Pero Estados Unidos, en cambio, estaba al principio de la inocencia. La tragedia europea fue la aparición estadounidense. A principios de 1917, el ejército estadounidense tenía poco más de 100.000 efectivos, mal armados y sin experiencia en combate a gran escala desde la rendición de Virginia en Appomattox. Hacia agosto de 1918, América tenía destacados en Europa más de 1 millón de efectivos. Eran la energía de una nación pujante.

Frank Buckles se recordaba, en aquellos tiempos, como «un soldado despierto… todo entusiasmo». El ejército en el que se alistó le dejó duraderas impresiones de los estadounidenses, granjeros desgarbados, atónitos, cantarines, violentos. Los alemanes, escribía John Keegan, «se enfrentaban ahora a un ejército cuyos soldados surgían de la nada, en incontable número, como si fueran las semillas de un sembrado de dientes de león».
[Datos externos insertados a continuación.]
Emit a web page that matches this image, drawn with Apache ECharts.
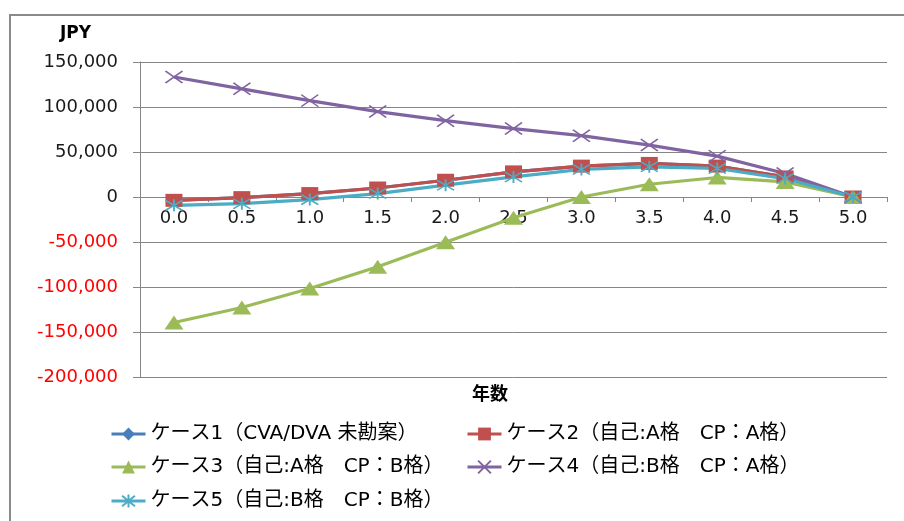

Los oficiales británicos y franceses veían la llegada de los americanos igual de entusiastas pero ineficaces. Los estadounidenses se veían limpiando el desastre de una civilización hastiada. Los europeos pensaban que Estados Unidos reclamaba demasiado mérito por sacrificios mínimos, alrededor de 50.000 bajas en combate en total, en comparación con la pérdida británica de 20.000 hombres sólo el primer día de la ofensiva del Somme. Se asentó un patrón de temor y resentimiento. John Maynard Keynes llamó al Presidente Woodrow Wilson «un Don Quijote ciego y sordo». Wilson adujo, «Si América retrocede con respecto a la humanidad, la humanidad se queda sin sitios a los que recurrir». Tal vez los dos tuvieron razón.

Durante las décadas posteriores, América perdió la inocencia del discurso de los Catorce Puntos y la Liga de las Naciones, pero no el sentido de la finalidad que condujo a los estadounidenses al bosque francés de Argonne. Fue el mismo espíritu que apareció el día del desembarco y en la larga defensa de Europa frente a la agresión soviética.

Ese entusiasmo, en algunos sectores, se ha desvanecido. La duda económica hace involucionar a una nación. El diálogo global a menudo es difícil, caro y desagradecido. Hay quien espera que América sea, una vez más, una nación entre naciones simplemente.

Pero las fuerzas que metieron a Estados Unidos en la Primera Guerra Mundial no eran aleatorias ni extraordinarias. América abandonó sus costas con el impulso de sus principios fundacionales, la fe en que la libertad es algo por lo que luchar, junto al reconocimiento cada vez más extendido de que nuestra nación no era inmune a los desórdenes del mundo.

Los tiempos cambian. Las viejas batallas, antes recientes en su horror, se olvidan. Pero América sigue alumbrando hombres y mujeres como Frank Buckles. Y a veces la humanidad no tiene otro lugar al que recurrir.